Lock the corpus. Once accepted, the corpus is read-only and SHA-256-fingerprinted. Walk-forward runs verify the fingerprint before execution.

Limitless required a different fix entirely — the original corpus had a constant 0.5 yes_price column from a downstream join bug. We pulled fresh from the Limitless API and replayed.

What changed after the audit

The kalshi fleet's projected go-live P&L on the rebuilt corpus is +$12,814 from 33 strategies that survive purged-CV, versus the +$177K the contaminated corpus had reported. That delta is real money the system would have lost trying to ship the original "winners." The contamination wasn't a 10% haircut; it was a sign flip.

We packaged the rebuilt corpora + the F1214 contamination test suite as the Empire Research Reproducibility Datasets.

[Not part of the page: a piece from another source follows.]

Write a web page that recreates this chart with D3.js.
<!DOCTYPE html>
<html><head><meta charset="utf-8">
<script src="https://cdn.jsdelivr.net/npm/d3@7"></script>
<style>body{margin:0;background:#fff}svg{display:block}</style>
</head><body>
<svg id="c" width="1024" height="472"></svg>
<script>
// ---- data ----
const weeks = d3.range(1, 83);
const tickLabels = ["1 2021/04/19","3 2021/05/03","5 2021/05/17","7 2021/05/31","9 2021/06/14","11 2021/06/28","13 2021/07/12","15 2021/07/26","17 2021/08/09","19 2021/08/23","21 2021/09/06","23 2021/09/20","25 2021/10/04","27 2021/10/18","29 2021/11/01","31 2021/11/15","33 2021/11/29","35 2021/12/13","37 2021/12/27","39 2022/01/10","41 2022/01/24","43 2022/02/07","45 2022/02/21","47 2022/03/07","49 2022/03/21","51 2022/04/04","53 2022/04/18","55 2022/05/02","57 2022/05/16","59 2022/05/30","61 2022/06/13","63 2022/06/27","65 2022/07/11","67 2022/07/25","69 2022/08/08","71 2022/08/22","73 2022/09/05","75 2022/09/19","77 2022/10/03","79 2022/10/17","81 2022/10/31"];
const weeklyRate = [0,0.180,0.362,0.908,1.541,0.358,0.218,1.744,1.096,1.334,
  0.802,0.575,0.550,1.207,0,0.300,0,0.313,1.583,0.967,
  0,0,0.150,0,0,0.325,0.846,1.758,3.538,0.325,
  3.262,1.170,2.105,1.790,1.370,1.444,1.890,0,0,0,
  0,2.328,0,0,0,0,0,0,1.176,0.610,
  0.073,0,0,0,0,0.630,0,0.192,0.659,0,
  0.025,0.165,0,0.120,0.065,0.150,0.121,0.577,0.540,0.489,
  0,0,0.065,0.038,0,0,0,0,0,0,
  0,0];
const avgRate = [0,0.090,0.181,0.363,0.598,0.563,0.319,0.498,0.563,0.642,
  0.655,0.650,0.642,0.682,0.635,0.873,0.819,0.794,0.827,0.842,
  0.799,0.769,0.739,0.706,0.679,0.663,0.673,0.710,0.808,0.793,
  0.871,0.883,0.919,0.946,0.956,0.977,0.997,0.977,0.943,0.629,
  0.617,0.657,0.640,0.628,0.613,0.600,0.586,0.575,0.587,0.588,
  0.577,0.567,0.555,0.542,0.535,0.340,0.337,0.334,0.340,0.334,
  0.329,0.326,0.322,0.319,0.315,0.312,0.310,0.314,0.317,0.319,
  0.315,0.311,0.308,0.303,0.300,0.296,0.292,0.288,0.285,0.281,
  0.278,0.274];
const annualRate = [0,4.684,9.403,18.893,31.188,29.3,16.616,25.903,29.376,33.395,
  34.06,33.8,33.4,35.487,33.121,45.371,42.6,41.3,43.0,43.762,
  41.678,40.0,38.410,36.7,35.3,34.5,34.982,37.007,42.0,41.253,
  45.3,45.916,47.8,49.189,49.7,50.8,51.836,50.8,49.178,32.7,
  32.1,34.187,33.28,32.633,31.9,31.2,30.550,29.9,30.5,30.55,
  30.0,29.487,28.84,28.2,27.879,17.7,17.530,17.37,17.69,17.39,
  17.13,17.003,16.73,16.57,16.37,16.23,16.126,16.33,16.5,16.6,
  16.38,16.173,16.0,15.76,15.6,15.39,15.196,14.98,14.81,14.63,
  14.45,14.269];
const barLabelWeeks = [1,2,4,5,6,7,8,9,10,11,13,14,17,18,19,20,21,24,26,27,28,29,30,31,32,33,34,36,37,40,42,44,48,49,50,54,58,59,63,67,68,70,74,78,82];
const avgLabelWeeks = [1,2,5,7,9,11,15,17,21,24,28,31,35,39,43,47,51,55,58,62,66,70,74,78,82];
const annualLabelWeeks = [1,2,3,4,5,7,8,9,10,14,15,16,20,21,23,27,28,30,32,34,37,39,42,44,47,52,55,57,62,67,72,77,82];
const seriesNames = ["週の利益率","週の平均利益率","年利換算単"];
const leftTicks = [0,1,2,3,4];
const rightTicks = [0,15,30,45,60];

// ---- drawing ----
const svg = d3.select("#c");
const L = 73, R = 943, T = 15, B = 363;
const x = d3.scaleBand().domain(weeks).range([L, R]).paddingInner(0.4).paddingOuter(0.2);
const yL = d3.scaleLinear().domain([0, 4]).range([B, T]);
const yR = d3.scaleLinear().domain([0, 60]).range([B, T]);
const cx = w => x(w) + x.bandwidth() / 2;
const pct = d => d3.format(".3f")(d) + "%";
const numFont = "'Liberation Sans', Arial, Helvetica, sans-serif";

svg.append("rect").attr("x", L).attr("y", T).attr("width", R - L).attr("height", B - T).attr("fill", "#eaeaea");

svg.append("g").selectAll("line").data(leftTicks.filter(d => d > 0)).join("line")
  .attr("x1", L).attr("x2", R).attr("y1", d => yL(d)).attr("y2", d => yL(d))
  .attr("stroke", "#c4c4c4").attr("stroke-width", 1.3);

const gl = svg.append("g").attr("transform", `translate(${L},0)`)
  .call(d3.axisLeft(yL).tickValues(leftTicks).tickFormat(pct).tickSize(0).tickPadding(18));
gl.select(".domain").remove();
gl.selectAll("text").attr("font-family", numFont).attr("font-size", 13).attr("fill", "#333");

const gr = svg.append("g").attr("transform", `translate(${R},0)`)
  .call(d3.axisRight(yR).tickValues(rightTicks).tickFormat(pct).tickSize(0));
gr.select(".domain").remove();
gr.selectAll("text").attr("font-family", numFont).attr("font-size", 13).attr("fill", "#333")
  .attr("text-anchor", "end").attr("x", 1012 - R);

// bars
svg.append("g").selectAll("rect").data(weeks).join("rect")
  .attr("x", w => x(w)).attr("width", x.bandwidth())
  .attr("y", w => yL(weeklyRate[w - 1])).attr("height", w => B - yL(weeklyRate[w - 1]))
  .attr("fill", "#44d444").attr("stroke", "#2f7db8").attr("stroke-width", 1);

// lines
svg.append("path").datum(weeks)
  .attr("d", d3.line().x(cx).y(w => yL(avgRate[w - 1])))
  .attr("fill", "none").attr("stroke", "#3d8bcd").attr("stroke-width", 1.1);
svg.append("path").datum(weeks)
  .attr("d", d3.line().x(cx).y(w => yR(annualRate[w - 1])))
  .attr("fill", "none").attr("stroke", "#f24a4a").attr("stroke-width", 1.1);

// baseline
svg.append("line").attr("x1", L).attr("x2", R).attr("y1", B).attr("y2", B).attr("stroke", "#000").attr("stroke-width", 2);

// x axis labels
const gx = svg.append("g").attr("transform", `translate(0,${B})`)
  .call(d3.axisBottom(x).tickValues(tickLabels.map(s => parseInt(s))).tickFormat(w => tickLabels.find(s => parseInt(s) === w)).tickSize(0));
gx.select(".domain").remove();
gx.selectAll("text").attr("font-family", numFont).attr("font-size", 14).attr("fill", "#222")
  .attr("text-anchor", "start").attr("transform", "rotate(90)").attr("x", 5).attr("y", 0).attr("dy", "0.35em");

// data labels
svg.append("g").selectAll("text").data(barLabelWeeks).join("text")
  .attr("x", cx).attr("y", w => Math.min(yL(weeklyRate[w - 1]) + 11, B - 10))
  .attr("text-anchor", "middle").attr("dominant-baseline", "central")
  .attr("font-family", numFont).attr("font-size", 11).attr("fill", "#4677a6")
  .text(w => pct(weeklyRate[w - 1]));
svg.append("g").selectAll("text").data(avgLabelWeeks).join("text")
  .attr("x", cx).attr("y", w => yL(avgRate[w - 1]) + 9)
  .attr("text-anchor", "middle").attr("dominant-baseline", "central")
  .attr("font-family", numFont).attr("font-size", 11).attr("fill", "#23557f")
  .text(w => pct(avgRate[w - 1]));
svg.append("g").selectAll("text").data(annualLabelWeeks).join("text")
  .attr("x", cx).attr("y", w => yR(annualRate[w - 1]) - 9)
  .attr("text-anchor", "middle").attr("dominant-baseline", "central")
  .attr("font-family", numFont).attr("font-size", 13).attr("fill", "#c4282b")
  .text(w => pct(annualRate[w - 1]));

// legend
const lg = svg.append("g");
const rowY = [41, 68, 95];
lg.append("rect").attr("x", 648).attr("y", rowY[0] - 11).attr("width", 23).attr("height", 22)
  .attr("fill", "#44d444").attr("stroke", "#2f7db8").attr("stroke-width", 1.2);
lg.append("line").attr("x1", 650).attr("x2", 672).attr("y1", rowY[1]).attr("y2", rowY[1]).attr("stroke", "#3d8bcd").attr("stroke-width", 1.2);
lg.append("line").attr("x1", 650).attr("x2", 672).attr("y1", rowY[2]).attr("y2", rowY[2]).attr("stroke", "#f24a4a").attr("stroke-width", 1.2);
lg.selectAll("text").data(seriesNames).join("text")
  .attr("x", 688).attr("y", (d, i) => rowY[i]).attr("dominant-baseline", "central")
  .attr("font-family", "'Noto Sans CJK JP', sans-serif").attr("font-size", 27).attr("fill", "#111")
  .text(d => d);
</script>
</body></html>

Buyers get the genuine tape, the contamination test code, and a fingerprint file that lets them verify the corpus is the one we audited.

If you have a backtest, run these five tests

L1: truncate every per-market price window at resolution_ts − ε. Re-run. Diff P&L.
L2: re-fit your calibration on pre-resolution-only data. Re-score. Diff Brier.
L3: combinatorial purged CV with embargo, every preprocessing step inside the fold.
L4: check that resolution_ts < scrape_ts on every market your backtest touches.
L5: count fills against markets whose state is "open" at tape-end but whose resolution is in the past.

If any of those diffs exceed 5%, the backtest is contaminated. The fix is corpus discipline, not feature engineering. If you want us to run the audit on your corpus, that's the entry tier of Validation-as-a-Service.

Honest disclosure. These posts come from an internal trading-research program ($5K experimental capital, paper-mode preserved). Results are reported as measured; none of this is investment advice. Where a method or finding has caveats, we name them in-line — that is the whole point of this series.